▸ **Short task**: Write the data out again, character for character, with no images.
BEGIN
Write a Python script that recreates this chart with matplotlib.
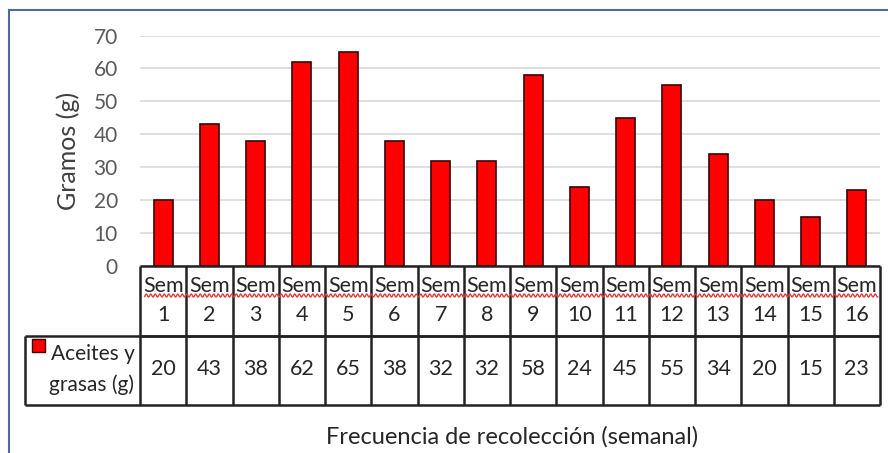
import numpy as np
import matplotlib.pyplot as plt
from matplotlib.patches import Rectangle
from matplotlib.lines import Line2D

# datos
semanas = [str(i) for i in range(1, 17)]
valores = [20, 43, 38, 62, 65, 38, 32, 32, 58, 24, 45, 55, 34, 20, 15, 23]
serie = ["Aceites y", "grasas (g)"]

plt.rcParams['font.family'] = ['Lato', 'DejaVu Sans']

W, H = 888, 453
fig = plt.figure(figsize=(W / 100, H / 100), dpi=100)

# marco exterior (arriba e izquierda)
fig.add_artist(Line2D([9 / W, 9 / W], [0, 1 - 10 / H], color="#4f6b9e", lw=1.5))
fig.add_artist(Line2D([9 / W, 1], [1 - 10 / H, 1 - 10 / H], color="#4f6b9e", lw=1.5))

x0, x1 = 140, 880
y0, y70 = 266, 35.5
n = len(valores)
ax = fig.add_axes([x0 / W, 1 - y0 / H, (x1 - x0) / W, (y0 - y70) / H])

ax.bar(range(n), valores, width=0.41, color="#ff0000",
       edgecolor="#3a0000", linewidth=1.2, zorder=3)
ax.set_xlim(-0.5, n - 0.5)
ax.set_ylim(0, 70)
ax.set_yticks(range(0, 71, 10))
ax.yaxis.grid(True, color="#d9d9d9", lw=1.2, zorder=0)
ax.set_xticks([])
ax.tick_params(axis="y", length=0, pad=16, labelsize=15, labelcolor="#595959")
for s in ax.spines.values():
    s.set_visible(False)
ax.set_ylabel("Gramos (g)", fontsize=18, color="#404040", labelpad=10)

# tabla de datos (unidades de columna)
col_w = (x1 - x0) / n
lab_w = (x0 - 25) / col_w
tab = fig.add_axes([25 / W, 1 - 405 / H, (x1 - 25) / W, (405 - y0) / H])
tab.set_xlim(-0.5 - lab_w, n - 0.5)
tab.set_ylim(0, 2)
tab.axis("off")
lc = "#222222"
tab.hlines([1, 2], -0.5, n - 0.5, color=lc, lw=1.8, clip_on=False)
tab.hlines([0, 1], -0.5 - lab_w, n - 0.5, color=lc, lw=1.8, clip_on=False)
tab.vlines(np.arange(n + 1) - 0.5, 0, 2, color=lc, lw=1.8, clip_on=False)
tab.vlines([-0.5 - lab_w], 0, 1, color=lc, lw=1.8, clip_on=False)
for i in range(n):
    tab.text(i, 1.71, "Sem", ha="center", va="center", fontsize=15.5, color="#262626")
    tab.text(i, 1.29, semanas[i], ha="center", va="center", fontsize=15.5, color="#262626")
    tab.text(i, 0.52, str(valores[i]), ha="center", va="center", fontsize=15.5, color="#262626")
# subrayado ondulado del corrector
xs = np.linspace(-0.4, n - 0.55, 1500)
tab.plot(xs, 1.575 + 0.022 * np.sin(xs * 2 * np.pi * col_w / 4.5), color="#e03c3c", lw=1.0)

tab.text(-0.62, 0.74, serie[0], ha="right", va="center", fontsize=15, color="#262626")
tab.text(-0.62, 0.29, serie[1], ha="right", va="center", fontsize=15, color="#262626")

# cuadro de leyenda
fig.add_artist(Rectangle((32 / W, 1 - 352 / H), 13 / W, 13 / H,
                         facecolor="#ff0000", edgecolor="#3a0000", lw=1))

fig.text(512 / W, 1 - 437 / H, "Frecuencia de recolección (semanal)",
         ha="center", va="center", fontsize=17, color="#262626")

fig.savefig("out.png", dpi=100)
END
▸ **Finished task**:
Write a Python script that recreates this chart with matplotlib.
import numpy as np
import matplotlib.pyplot as plt
from matplotlib.patches import Rectangle
from matplotlib.lines import Line2D

# datos
semanas = [str(i) for i in range(1, 17)]
valores = [20, 43, 38, 62, 65, 38, 32, 32, 58, 24, 45, 55, 34, 20, 15, 23]
serie = ["Aceites y", "grasas (g)"]

plt.rcParams['font.family'] = ['Lato', 'DejaVu Sans']

W, H = 888, 453
fig = plt.figure(figsize=(W / 100, H / 100), dpi=100)

# marco exterior (arriba e izquierda)
fig.add_artist(Line2D([9 / W, 9 / W], [0, 1 - 10 / H], color="#4f6b9e", lw=1.5))
fig.add_artist(Line2D([9 / W, 1], [1 - 10 / H, 1 - 10 / H], color="#4f6b9e", lw=1.5))

x0, x1 = 140, 880
y0, y70 = 266, 35.5
n = len(valores)
ax = fig.add_axes([x0 / W, 1 - y0 / H, (x1 - x0) / W, (y0 - y70) / H])

ax.bar(range(n), valores, width=0.41, color="#ff0000",
       edgecolor="#3a0000", linewidth=1.2, zorder=3)
ax.set_xlim(-0.5, n - 0.5)
ax.set_ylim(0, 70)
ax.set_yticks(range(0, 71, 10))
ax.yaxis.grid(True, color="#d9d9d9", lw=1.2, zorder=0)
ax.set_xticks([])
ax.tick_params(axis="y", length=0, pad=16, labelsize=15, labelcolor="#595959")
for s in ax.spines.values():
    s.set_visible(False)
ax.set_ylabel("Gramos (g)", fontsize=18, color="#404040", labelpad=10)

# tabla de datos (unidades de columna)
col_w = (x1 - x0) / n
lab_w = (x0 - 25) / col_w
tab = fig.add_axes([25 / W, 1 - 405 / H, (x1 - 25) / W, (405 - y0) / H])
tab.set_xlim(-0.5 - lab_w, n - 0.5)
tab.set_ylim(0, 2)
tab.axis("off")
lc = "#222222"
tab.hlines([1, 2], -0.5, n - 0.5, color=lc, lw=1.8, clip_on=False)
tab.hlines([0, 1], -0.5 - lab_w, n - 0.5, color=lc, lw=1.8, clip_on=False)
tab.vlines(np.arange(n + 1) - 0.5, 0, 2, color=lc, lw=1.8, clip_on=False)
tab.vlines([-0.5 - lab_w], 0, 1, color=lc, lw=1.8, clip_on=False)
for i in range(n):
    tab.text(i, 1.71, "Sem", ha="center", va="center", fontsize=15.5, color="#262626")
    tab.text(i, 1.29, semanas[i], ha="center", va="center", fontsize=15.5, color="#262626")
    tab.text(i, 0.52, str(valores[i]), ha="center", va="center", fontsize=15.5, color="#262626")
# subrayado ondulado del corrector
xs = np.linspace(-0.4, n - 0.55, 1500)
tab.plot(xs, 1.575 + 0.022 * np.sin(xs * 2 * np.pi * col_w / 4.5), color="#e03c3c", lw=1.0)

tab.text(-0.62, 0.74, serie[0], ha="right", va="center", fontsize=15, color="#262626")
tab.text(-0.62, 0.29, serie[1], ha="right", va="center", fontsize=15, color="#262626")

# cuadro de leyenda
fig.add_artist(Rectangle((32 / W, 1 - 352 / H), 13 / W, 13 / H,
                         facecolor="#ff0000", edgecolor="#3a0000", lw=1))

fig.text(512 / W, 1 - 437 / H, "Frecuencia de recolección (semanal)",
         ha="center", va="center", fontsize=17, color="#262626")

fig.savefig("out.png", dpi=100)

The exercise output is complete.